Exclude the pictures, then repeat the remaining data exactly.
# # # #
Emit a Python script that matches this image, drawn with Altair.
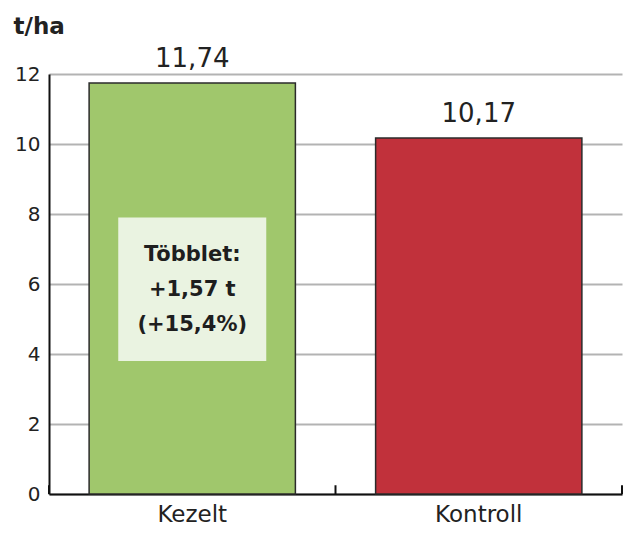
import altair as alt
import pandas as pd

categories = ["Kezelt", "Kontroll"]
values = [11.74, 10.17]
colors = ["#a0c76c", "#c1313b"]
value_labels = ["11,74", "10,17"]
y_ticks = [0, 2, 4, 6, 8, 10, 12]
box_category = ["Kezelt"]
box_top = [7.9]
box_bottom = [3.8]
box_text_pos = [6.83]
box_lines = ["Többlet:", "+1,57 t", "(+15,4%)"]
tick_positions = [0, 1, 2]

FONT = "DejaVu Sans"
W, H = 573, 420

df = pd.DataFrame({"cat": categories, "val": values, "label": value_labels})
box_df = pd.DataFrame({"cat": box_category, "val": box_top, "val2": box_bottom})
txt_df = pd.DataFrame({"cat": box_category, "val": box_text_pos})
txt_df["txt"] = [box_lines]
tick_df = pd.DataFrame({"pos": tick_positions})

xscale = alt.Scale(domain=categories, paddingInner=0.28, paddingOuter=0.14)
x = alt.X("cat:N", sort=categories, scale=xscale,
          axis=alt.Axis(title=None, labelAngle=0, labelFontSize=23, labelFont=FONT,
                        labelColor="#222", labelPadding=9, ticks=False,
                        domainColor="#111", domainWidth=2))
yscale = alt.Scale(domain=[0, 12])
y = alt.Y("val:Q", scale=yscale,
          axis=alt.Axis(values=y_ticks, title="t/ha", titleAngle=0, titleAlign="left",
                        titleBaseline="alphabetic", titleX=-36, titleY=-41,
                        titleFontSize=23, titleFont=FONT, titleFontWeight="bold",
                        titleColor="#222", labelFontSize=20, labelFont=FONT,
                        labelColor="#222", labelPadding=9, ticks=False,
                        domainColor="#111", domainWidth=2,
                        gridColor="#b3b3b3", gridWidth=2))

bars = alt.Chart(df).mark_bar(stroke="#2b2b2b", strokeWidth=1.5).encode(
    x=x, y=y,
    color=alt.Color("cat:N", scale=alt.Scale(domain=categories, range=colors), legend=None),
)

labels = alt.Chart(df).mark_text(font=FONT, fontSize=26, color="#222",
                                 baseline="alphabetic", dy=-16).encode(
    x=x, y=y, text="label:N")

box = alt.Chart(box_df).mark_bar(size=148, color="#eaf3e1").encode(
    x=x, y=y, y2="val2:Q")

box_text = alt.Chart(txt_df).mark_text(font=FONT, fontSize=21, fontWeight="bold",
                                       color="#1e1e1e", lineHeight=35,
                                       baseline="middle").encode(
    x=x, y=y, text="txt")

main = alt.layer(bars, box, box_text, labels)

ticks = alt.Chart(tick_df).mark_rule(color="#111", strokeWidth=2).encode(
    x=alt.X("pos:Q", scale=alt.Scale(domain=[0, 2], nice=False), axis=None),
    y=alt.datum(0),
    y2=alt.datum(0.25),
)

chart = alt.layer(main, ticks).resolve_scale(x="independent").properties(
    width=W, height=H,
    padding={"left": 41, "top": 66, "right": 3, "bottom": 38},
    autosize=alt.AutoSizeParams(type="none"),
).configure_view(stroke=None)

chart.save("out.html", embed_options={"renderer": "svg", "actions": False})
# # # #
[Result of the task]:
Emit a Python script that matches this image, drawn with Altair.
import altair as alt
import pandas as pd

categories = ["Kezelt", "Kontroll"]
values = [11.74, 10.17]
colors = ["#a0c76c", "#c1313b"]
value_labels = ["11,74", "10,17"]
y_ticks = [0, 2, 4, 6, 8, 10, 12]
box_category = ["Kezelt"]
box_top = [7.9]
box_bottom = [3.8]
box_text_pos = [6.83]
box_lines = ["Többlet:", "+1,57 t", "(+15,4%)"]
tick_positions = [0, 1, 2]

FONT = "DejaVu Sans"
W, H = 573, 420

df = pd.DataFrame({"cat": categories, "val": values, "label": value_labels})
box_df = pd.DataFrame({"cat": box_category, "val": box_top, "val2": box_bottom})
txt_df = pd.DataFrame({"cat": box_category, "val": box_text_pos})
txt_df["txt"] = [box_lines]
tick_df = pd.DataFrame({"pos": tick_positions})

xscale = alt.Scale(domain=categories, paddingInner=0.28, paddingOuter=0.14)
x = alt.X("cat:N", sort=categories, scale=xscale,
          axis=alt.Axis(title=None, labelAngle=0, labelFontSize=23, labelFont=FONT,
                        labelColor="#222", labelPadding=9, ticks=False,
                        domainColor="#111", domainWidth=2))
yscale = alt.Scale(domain=[0, 12])
y = alt.Y("val:Q", scale=yscale,
          axis=alt.Axis(values=y_ticks, title="t/ha", titleAngle=0, titleAlign="left",
                        titleBaseline="alphabetic", titleX=-36, titleY=-41,
                        titleFontSize=23, titleFont=FONT, titleFontWeight="bold",
                        titleColor="#222", labelFontSize=20, labelFont=FONT,
                        labelColor="#222", labelPadding=9, ticks=False,
                        domainColor="#111", domainWidth=2,
                        gridColor="#b3b3b3", gridWidth=2))

bars = alt.Chart(df).mark_bar(stroke="#2b2b2b", strokeWidth=1.5).encode(
    x=x, y=y,
    color=alt.Color("cat:N", scale=alt.Scale(domain=categories, range=colors), legend=None),
)

labels = alt.Chart(df).mark_text(font=FONT, fontSize=26, color="#222",
                                 baseline="alphabetic", dy=-16).encode(
    x=x, y=y, text="label:N")

box = alt.Chart(box_df).mark_bar(size=148, color="#eaf3e1").encode(
    x=x, y=y, y2="val2:Q")

box_text = alt.Chart(txt_df).mark_text(font=FONT, fontSize=21, fontWeight="bold",
                                       color="#1e1e1e", lineHeight=35,
                                       baseline="middle").encode(
    x=x, y=y, text="txt")

main = alt.layer(bars, box, box_text, labels)

ticks = alt.Chart(tick_df).mark_rule(color="#111", strokeWidth=2).encode(
    x=alt.X("pos:Q", scale=alt.Scale(domain=[0, 2], nice=False), axis=None),
    y=alt.datum(0),
    y2=alt.datum(0.25),
)

chart = alt.layer(main, ticks).resolve_scale(x="independent").properties(
    width=W, height=H,
    padding={"left": 41, "top": 66, "right": 3, "bottom": 38},
    autosize=alt.AutoSizeParams(type="none"),
).configure_view(stroke=None)

chart.save("out.html", embed_options={"renderer": "svg", "actions": False})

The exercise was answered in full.